Während heutzutage mit modernen Computern und geeigneter Software unbegrenzt Bilder in HD oder 4K Auflösung gemischt und über HDMI digital projiziert werden entwickelt Michael Egger mit Hilfe seines Bruders Max immer noch hartnäckig an komplett obsoleter Technologie aus dem letzen Jahrhundert – mit modernen Ansätzen in die scheinbar falsche Richtung, zurück zu weniger Pixeln, weniger Detail – zurück zu den verwaschenen, ineinanderlaufenden Farben der Fernsehwelt der 80er Jahre.
Das ANYMIX21 ist ein analoges 12-Kanal Mischpult welches Signale von Gleichspannung bis ca 10Mhz verarbeiten kann – also von CV (control voltage) über Audio bis zu SD-PAL Videosignalen.
Wieso der ganze Aufwand?
Egger fasziniert seit jeher Video als Signal: Mehr als Bildinhalte, mehr als die Tatsache, dass das Medium Video es ermöglicht kostengünstig Filme zu produzieren, interessiert ihn, dass mit Video in Echtzeit Bilder eingefangen, hergestellt, modifiziert, übertragen, vervielfältigt und wiedergegeben werden können. Video bietet sich als darstellende Kunst – steht so dem Medium Theater und Musik näher als dem Kino.

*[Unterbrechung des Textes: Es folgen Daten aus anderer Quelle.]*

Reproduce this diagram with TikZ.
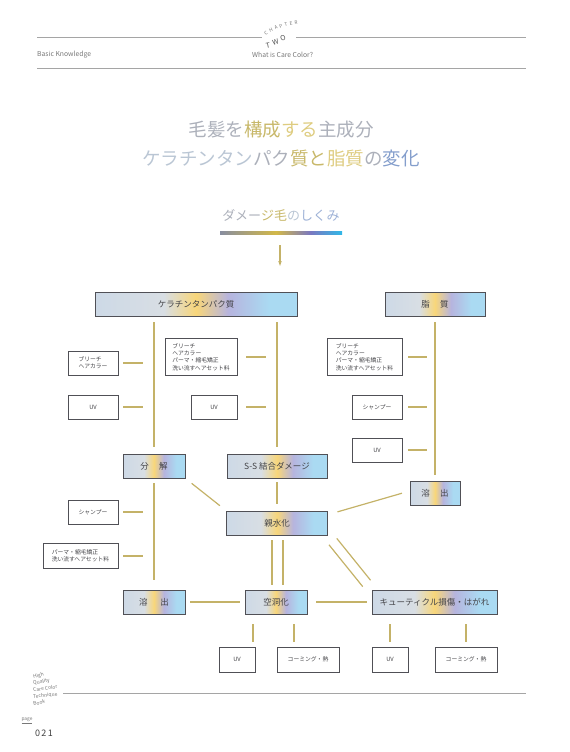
\documentclass[tikz,border=0pt]{standalone}
\usepackage{fontspec}
\setmainfont{Noto Sans CJK JP}
\usetikzlibrary{arrows.meta}

\definecolor{linegold}{RGB}{196,178,104}
\definecolor{boxline}{RGB}{80,80,86}
\definecolor{labelgray}{RGB}{68,68,72}
\definecolor{headgray}{RGB}{120,120,120}
\definecolor{rulegray}{RGB}{165,165,165}
\definecolor{shadeA}{RGB}{205,217,230}
\definecolor{shadeB}{RGB}{216,222,228}
\definecolor{shadeC}{RGB}{248,214,122}
\definecolor{shadeD}{RGB}{182,180,222}
\definecolor{shadeE}{RGB}{170,218,242}
\definecolor{barA}{RGB}{136,142,160}
\definecolor{barB}{RGB}{210,184,72}
\definecolor{barC}{RGB}{122,120,192}
\definecolor{barD}{RGB}{48,184,232}
\definecolor{tgray}{RGB}{172,176,186}
\definecolor{tlblue}{RGB}{186,198,212}
\definecolor{tgold}{RGB}{200,184,106}
\definecolor{tlgold}{RGB}{222,204,128}
\definecolor{tblue}{RGB}{132,158,204}

\pgfdeclarehorizontalshading{boxshade}{100bp}{color(0bp)=(shadeA); color(25bp)=(shadeA); color(42bp)=(shadeB); color(50bp)=(shadeC); color(58bp)=(shadeD); color(68bp)=(shadeE); color(100bp)=(shadeE)}
\pgfdeclarehorizontalshading{barshade}{100bp}{color(0bp)=(barA); color(25bp)=(barA); color(48bp)=(barB); color(62bp)=(barC); color(75bp)=(barD); color(100bp)=(barD)}

\begin{document}
\begin{tikzpicture}[x = 1pt, y = -1pt,
	link/.style = {draw = linegold, line width = 1.2pt},
	headline/.style = {draw = rulegray, line width = 0.8pt},
	mainbox/.style = {draw = boxline, line width = 0.7pt, shading = boxshade, text = labelgray,
		font = \fontsize{8.5}{10}\selectfont, inner sep = 0pt, minimum height = 24pt},
	subbox/.style = {draw = boxline, line width = 0.6pt, fill = white, text = labelgray,
		font = \fontsize{5.8}{7.2}\selectfont, inner sep = 0pt, align = left, minimum height = 24pt},
	headtext/.style = {text = headgray, font = \fontsize{6.8}{7}\selectfont, inner sep = 0pt}]
	\useasboundingbox (0,0) rectangle (570,752);

	% header
	\draw [headline] (37,37) -- (262,37);
	\draw [headline] (296,37) -- (526,37);
	\draw [headline] (37,68) -- (526,68);
	\node [headtext, anchor = west] (basic) at (37,55) {Basic Knowledge};
	\node [headtext, anchor = west] (whatis) at (252,55) {What is Care Color?};
	\foreach \ch/\px/\py/\ang [count = \i] in {C/266/33/32,H/271/30/26,A/276/27.6/20,P/281/26/15,T/286/24.6/11,E/291/23.6/7,R/296/23/4}{
	\node [headtext, font = \fontsize{4.8}{5}\selectfont, rotate = \ang] (chap\i) at (\px,\py) {\ch};
	}
	\foreach \ch/\px/\py/\ang [count = \i] in {T/268/45.5/10,W/275.5/42.5/18,O/283/38.5/24}{
	\node [headtext, text = black!70, font = \fontsize{7}{8}\selectfont, rotate = \ang] (two\i) at (\px,\py) {\ch};
	}

	% title
	\node [font = \fontsize{18.5}{20}\selectfont] (title1) at (281,130)
		{\color{tgray}毛髪を\color{tgold}構成\color{tlgold}する\color{tgray}主成分};
	\node [font = \fontsize{18.5}{20}\selectfont] (title2) at (281,158)
		{\color{tlblue}ケラチンタン\color{tgray}パク\color{tgold}質と\color{tlgold}脂質\color{tgray}の\color{tblue}変化};
	\node [font = \fontsize{13}{14}\selectfont] (subtitle) at (281,215)
		{\color{tgray}ダメー\color{tgold}ジ毛\color{tlblue}の\color{tblue!80}しくみ};
	\node [shading = barshade, minimum width = 122pt, minimum height = 2.4pt, inner sep = 0pt] (gradbar) at (281,233) {};
	\coordinate (arrowtop) at (280,245);
	\coordinate (arrowend) at (280,268);
	\draw [link, line width = 1.6pt, -{Latex[length = 7pt, width = 3.6pt]}] (arrowtop) -- (arrowend);

	% main boxes
	\node [mainbox, minimum width = 202pt] (kera) at (196,304) {ケラチンタンパク質};
	\node [mainbox, minimum width = 100pt] (shishitsu) at (435,304) {脂\hspace{1.2em}質};
	\node [mainbox, minimum width = 62pt] (bunkai) at (154,466) {分\hspace{1.2em}解};
	\node [mainbox, minimum width = 100pt] (ssbond) at (277,466) {S-S 結合ダメージ};
	\node [mainbox, minimum width = 50pt] (elutR) at (435,493) {溶\hspace{1.2em}出};
	\node [mainbox, minimum width = 101pt] (shinsui) at (277,523) {親水化};
	\node [mainbox, minimum width = 62pt] (elutL) at (154,602) {溶\hspace{1.5em}出};
	\node [mainbox, minimum width = 62pt] (kudou) at (276,602) {空洞化};
	\node [mainbox, minimum width = 125pt] (cuticle) at (434.5,602) {キューティクル損傷・はがれ};

	% cause boxes
	\node [subbox, minimum width = 50pt] (b1) at (93,363) {ブリーチ\\ヘアカラー};
	\node [subbox, minimum width = 50pt] (b2) at (93,407) {UV};
	\node [subbox, minimum width = 72pt, minimum height = 37pt] (b3) at (201,357) {ブリーチ\\ヘアカラー\\パーマ・縮毛矯正\\洗い流すヘアセット料};
	\node [subbox, minimum width = 46pt] (b4) at (214,407) {UV};
	\node [subbox, minimum width = 75pt, minimum height = 37pt] (b5) at (364.5,357) {ブリーチ\\ヘアカラー\\パーマ・縮毛矯正\\洗い流すヘアセット料};
	\node [subbox, minimum width = 50pt] (b6) at (377,407) {シャンプー};
	\node [subbox, minimum width = 50pt] (b7) at (377,450) {UV};
	\node [subbox, minimum width = 50pt] (b8) at (93,512) {シャンプー};
	\node [subbox, minimum width = 75pt, minimum height = 25pt] (b9) at (80.5,556) {パーマ・縮毛矯正\\洗い流すヘアセット料};
	\node [subbox, minimum width = 36pt, minimum height = 25pt] (b10) at (237,659.5) {UV};
	\node [subbox, minimum width = 62pt, minimum height = 25pt] (b11) at (308,659.5) {コーミング・熱};
	\node [subbox, minimum width = 36pt, minimum height = 25pt] (b12) at (390,659.5) {UV};
	\node [subbox, minimum width = 62pt, minimum height = 25pt] (b13) at (466,659.5) {コーミング・熱};

	% connectors
	\draw [link, shorten <= 6pt, shorten >= 7pt] (kera.south -| bunkai.north) -- (bunkai.north);
	\draw [link, shorten <= 6pt, shorten >= 7pt] (kera.south -| ssbond.north) -- (ssbond.north);
	\draw [link, shorten <= 6pt, shorten >= 6pt] (shishitsu.south) -- (elutR.north);
	\foreach \b in {b1,b2,b8,b9}{
	\draw [link, shorten <= 5pt, shorten >= 11pt] (\b.east) -- (\b.east -| bunkai.center);
	}
	\foreach \b in {b3,b4}{
	\draw [link, shorten <= 9pt, shorten >= 11pt] (\b.east) -- (\b.east -| ssbond.center);
	}
	\foreach \b in {b5,b6,b7}{
	\draw [link, shorten <= 6pt, shorten >= 8pt] (\b.east) -- (\b.east -| elutR.center);
	}
	\draw [link, shorten <= 5pt, shorten >= 10pt] (bunkai.south) -- (elutL.north);
	\draw [link, shorten <= 4pt, shorten >= 7pt] (ssbond.south) -- (shinsui.north);
	\draw [link, shorten <= 8pt, shorten >= 8pt] (bunkai.south east) -- (shinsui.north west);
	\draw [link, shorten <= 8pt, shorten >= 10pt] ([yshift = 2pt]elutR.west) -- ([yshift = -4pt]shinsui.north east);
	\foreach \dx in {-5,6}{
	\draw [link, shorten <= 5pt, shorten >= 5pt] ([xshift = \dx pt]shinsui.south) -- ([xshift = \dx pt]shinsui.south |- kudou.north);
	}
	\draw [link, shorten <= 8pt, shorten >= 8pt] ([shift = {(-3.9pt,-3.2pt)}]shinsui.south east) -- ([shift = {(-3.9pt,-3.2pt)}]cuticle.north west);
	\draw [link, shorten <= 8pt, shorten >= 8pt] ([shift = {(3.9pt,3.2pt)}]shinsui.south east) -- ([shift = {(3.9pt,3.2pt)}]cuticle.north west);
	\draw [link, shorten <= 5pt, shorten >= 5pt] (elutL.east) -- (kudou.west);
	\draw [link, shorten <= 9pt, shorten >= 5pt] (kudou.east) -- (cuticle.west);
	\draw [link, shorten <= 5pt, shorten >= 10pt] ([xshift = 16pt]b10.north) -- ([xshift = 16pt]b10.north |- kudou.south);
	\draw [link, shorten <= 5pt, shorten >= 10pt] ([xshift = -14pt]b11.north) -- ([xshift = -14pt]b11.north |- kudou.south);
	\draw [link, shorten <= 5pt, shorten >= 10pt] (b12.north) -- (b12.north |- cuticle.south);
	\draw [link, shorten <= 5pt, shorten >= 10pt] (b13.north) -- (b13.north |- cuticle.south);

	% footer
	\draw [headline] (63,693) -- (526,693);
	\foreach \txt/\py/\ang [count = \i] in {High/677/14,Quality/683.5/11,Care Color/690/8,Technique/697/6,Book/704/12}{
	\node [headtext, anchor = west, font = \fontsize{5}{5}\selectfont, rotate = \ang] (book\i) at (33,\py) {\txt};
	}
	\node [headtext, font = \fontsize{4.8}{5}\selectfont] (pagelbl) at (27,721) {\underline{page}};
	\node [headtext, text = black!75, font = \fontsize{9}{10}\selectfont] (pagenum) at (44,733) {0\,2\,1};
\end{tikzpicture}
\end{document}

Egger beginnt mit alten Videokameras und einem kleinen Videomischer Improvisationsmusik zu machen. Die Möglichkeiten sind dazumal begrenzt, die Geräte nicht für diesen Zweck gebaut. Wie viele andere geht er ab der Jahrtausendwende den digitalen Weg, entwickelt eigene Instrumente als Controller für selbstgemachte Software. Aber Computer stürzen regelmässig ab, geraten ins Stocken oder funktionieren nach einem Softwareupdate kurz vor einem Konzert nicht mehr so wie vorher. Vor allem aber stört Egger die Latenz, die kleine Verzögerung zwischen einer Manipulation und dem Resultat auf dem Bildschirm, welche sich anfühlt als ob man immer ein wenig daneben steht.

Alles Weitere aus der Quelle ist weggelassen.